▶ [Data]
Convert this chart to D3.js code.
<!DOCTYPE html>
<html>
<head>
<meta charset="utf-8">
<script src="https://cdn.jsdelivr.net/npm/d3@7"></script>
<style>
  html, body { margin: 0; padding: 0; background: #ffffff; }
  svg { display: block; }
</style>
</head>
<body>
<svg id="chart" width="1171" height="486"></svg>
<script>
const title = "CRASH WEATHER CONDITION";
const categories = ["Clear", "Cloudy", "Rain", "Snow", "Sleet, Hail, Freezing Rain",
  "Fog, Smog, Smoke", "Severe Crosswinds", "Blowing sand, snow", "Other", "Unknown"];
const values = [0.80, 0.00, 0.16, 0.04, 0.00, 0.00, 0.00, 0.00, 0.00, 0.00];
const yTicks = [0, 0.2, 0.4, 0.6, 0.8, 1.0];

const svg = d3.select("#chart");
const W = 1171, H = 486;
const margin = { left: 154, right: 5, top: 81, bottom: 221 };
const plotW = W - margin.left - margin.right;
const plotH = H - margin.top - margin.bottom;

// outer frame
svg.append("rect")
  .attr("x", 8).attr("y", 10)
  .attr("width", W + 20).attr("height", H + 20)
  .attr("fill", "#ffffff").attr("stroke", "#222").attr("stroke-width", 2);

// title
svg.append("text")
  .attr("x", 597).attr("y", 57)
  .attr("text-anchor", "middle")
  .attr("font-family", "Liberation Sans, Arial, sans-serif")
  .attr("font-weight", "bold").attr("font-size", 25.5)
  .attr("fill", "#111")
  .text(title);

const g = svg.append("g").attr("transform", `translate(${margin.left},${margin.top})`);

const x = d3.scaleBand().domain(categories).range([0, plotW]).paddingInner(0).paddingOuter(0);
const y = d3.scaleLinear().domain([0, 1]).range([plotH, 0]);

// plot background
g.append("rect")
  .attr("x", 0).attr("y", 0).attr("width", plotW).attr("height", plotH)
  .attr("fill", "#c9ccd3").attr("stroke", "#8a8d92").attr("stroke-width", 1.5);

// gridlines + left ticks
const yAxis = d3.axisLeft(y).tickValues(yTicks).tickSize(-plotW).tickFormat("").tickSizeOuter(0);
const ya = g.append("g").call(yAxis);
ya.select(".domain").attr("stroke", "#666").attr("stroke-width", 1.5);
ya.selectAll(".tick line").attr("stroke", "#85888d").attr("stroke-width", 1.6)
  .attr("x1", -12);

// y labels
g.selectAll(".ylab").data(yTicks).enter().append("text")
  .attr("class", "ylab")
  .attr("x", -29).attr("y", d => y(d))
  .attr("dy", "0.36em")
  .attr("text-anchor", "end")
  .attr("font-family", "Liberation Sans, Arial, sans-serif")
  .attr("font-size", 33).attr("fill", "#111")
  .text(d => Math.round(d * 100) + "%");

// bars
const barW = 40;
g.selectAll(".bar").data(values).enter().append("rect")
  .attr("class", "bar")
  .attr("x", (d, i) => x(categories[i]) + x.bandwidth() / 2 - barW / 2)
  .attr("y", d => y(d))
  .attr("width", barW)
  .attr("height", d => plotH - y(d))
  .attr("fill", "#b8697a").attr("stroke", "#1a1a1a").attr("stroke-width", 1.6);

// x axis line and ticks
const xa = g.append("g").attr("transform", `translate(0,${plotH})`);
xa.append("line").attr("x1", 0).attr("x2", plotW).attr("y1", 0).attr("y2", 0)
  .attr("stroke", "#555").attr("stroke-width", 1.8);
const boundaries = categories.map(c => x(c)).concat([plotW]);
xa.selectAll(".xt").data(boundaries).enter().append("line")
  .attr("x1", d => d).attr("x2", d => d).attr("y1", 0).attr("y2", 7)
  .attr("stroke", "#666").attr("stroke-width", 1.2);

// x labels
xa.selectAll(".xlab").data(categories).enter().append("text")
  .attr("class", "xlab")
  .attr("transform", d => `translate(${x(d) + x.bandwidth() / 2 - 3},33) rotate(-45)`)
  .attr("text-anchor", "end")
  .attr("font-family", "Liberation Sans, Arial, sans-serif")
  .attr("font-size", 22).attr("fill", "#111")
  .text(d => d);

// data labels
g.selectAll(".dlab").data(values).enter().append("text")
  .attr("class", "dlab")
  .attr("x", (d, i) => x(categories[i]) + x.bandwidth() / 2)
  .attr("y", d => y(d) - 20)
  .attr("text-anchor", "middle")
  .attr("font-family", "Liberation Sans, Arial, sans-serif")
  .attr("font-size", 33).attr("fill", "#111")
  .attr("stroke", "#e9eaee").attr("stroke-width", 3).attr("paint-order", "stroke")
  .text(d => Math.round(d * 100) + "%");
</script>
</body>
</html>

▶ [Exercise description] Write the complete data out, exactly as above.

▶ [Answer to the problem]
Convert this chart to D3.js code.
<!DOCTYPE html>
<html>
<head>
<meta charset="utf-8">
<script src="https://cdn.jsdelivr.net/npm/d3@7"></script>
<style>
  html, body { margin: 0; padding: 0; background: #ffffff; }
  svg { display: block; }
</style>
</head>
<body>
<svg id="chart" width="1171" height="486"></svg>
<script>
const title = "CRASH WEATHER CONDITION";
const categories = ["Clear", "Cloudy", "Rain", "Snow", "Sleet, Hail, Freezing Rain",
  "Fog, Smog, Smoke", "Severe Crosswinds", "Blowing sand, snow", "Other", "Unknown"];
const values = [0.80, 0.00, 0.16, 0.04, 0.00, 0.00, 0.00, 0.00, 0.00, 0.00];
const yTicks = [0, 0.2, 0.4, 0.6, 0.8, 1.0];

const svg = d3.select("#chart");
const W = 1171, H = 486;
const margin = { left: 154, right: 5, top: 81, bottom: 221 };
const plotW = W - margin.left - margin.right;
const plotH = H - margin.top - margin.bottom;

// outer frame
svg.append("rect")
  .attr("x", 8).attr("y", 10)
  .attr("width", W + 20).attr("height", H + 20)
  .attr("fill", "#ffffff").attr("stroke", "#222").attr("stroke-width", 2);

// title
svg.append("text")
  .attr("x", 597).attr("y", 57)
  .attr("text-anchor", "middle")
  .attr("font-family", "Liberation Sans, Arial, sans-serif")
  .attr("font-weight", "bold").attr("font-size", 25.5)
  .attr("fill", "#111")
  .text(title);

const g = svg.append("g").attr("transform", `translate(${margin.left},${margin.top})`);

const x = d3.scaleBand().domain(categories).range([0, plotW]).paddingInner(0).paddingOuter(0);
const y = d3.scaleLinear().domain([0, 1]).range([plotH, 0]);

// plot background
g.append("rect")
  .attr("x", 0).attr("y", 0).attr("width", plotW).attr("height", plotH)
  .attr("fill", "#c9ccd3").attr("stroke", "#8a8d92").attr("stroke-width", 1.5);

// gridlines + left ticks
const yAxis = d3.axisLeft(y).tickValues(yTicks).tickSize(-plotW).tickFormat("").tickSizeOuter(0);
const ya = g.append("g").call(yAxis);
ya.select(".domain").attr("stroke", "#666").attr("stroke-width", 1.5);
ya.selectAll(".tick line").attr("stroke", "#85888d").attr("stroke-width", 1.6)
  .attr("x1", -12);

// y labels
g.selectAll(".ylab").data(yTicks).enter().append("text")
  .attr("class", "ylab")
  .attr("x", -29).attr("y", d => y(d))
  .attr("dy", "0.36em")
  .attr("text-anchor", "end")
  .attr("font-family", "Liberation Sans, Arial, sans-serif")
  .attr("font-size", 33).attr("fill", "#111")
  .text(d => Math.round(d * 100) + "%");

// bars
const barW = 40;
g.selectAll(".bar").data(values).enter().append("rect")
  .attr("class", "bar")
  .attr("x", (d, i) => x(categories[i]) + x.bandwidth() / 2 - barW / 2)
  .attr("y", d => y(d))
  .attr("width", barW)
  .attr("height", d => plotH - y(d))
  .attr("fill", "#b8697a").attr("stroke", "#1a1a1a").attr("stroke-width", 1.6);

// x axis line and ticks
const xa = g.append("g").attr("transform", `translate(0,${plotH})`);
xa.append("line").attr("x1", 0).attr("x2", plotW).attr("y1", 0).attr("y2", 0)
  .attr("stroke", "#555").attr("stroke-width", 1.8);
const boundaries = categories.map(c => x(c)).concat([plotW]);
xa.selectAll(".xt").data(boundaries).enter().append("line")
  .attr("x1", d => d).attr("x2", d => d).attr("y1", 0).attr("y2", 7)
  .attr("stroke", "#666").attr("stroke-width", 1.2);

// x labels
xa.selectAll(".xlab").data(categories).enter().append("text")
  .attr("class", "xlab")
  .attr("transform", d => `translate(${x(d) + x.bandwidth() / 2 - 3},33) rotate(-45)`)
  .attr("text-anchor", "end")
  .attr("font-family", "Liberation Sans, Arial, sans-serif")
  .attr("font-size", 22).attr("fill", "#111")
  .text(d => d);

// data labels
g.selectAll(".dlab").data(values).enter().append("text")
  .attr("class", "dlab")
  .attr("x", (d, i) => x(categories[i]) + x.bandwidth() / 2)
  .attr("y", d => y(d) - 20)
  .attr("text-anchor", "middle")
  .attr("font-family", "Liberation Sans, Arial, sans-serif")
  .attr("font-size", 33).attr("fill", "#111")
  .attr("stroke", "#e9eaee").attr("stroke-width", 3).attr("paint-order", "stroke")
  .text(d => Math.round(d * 100) + "%");
</script>
</body>
</html>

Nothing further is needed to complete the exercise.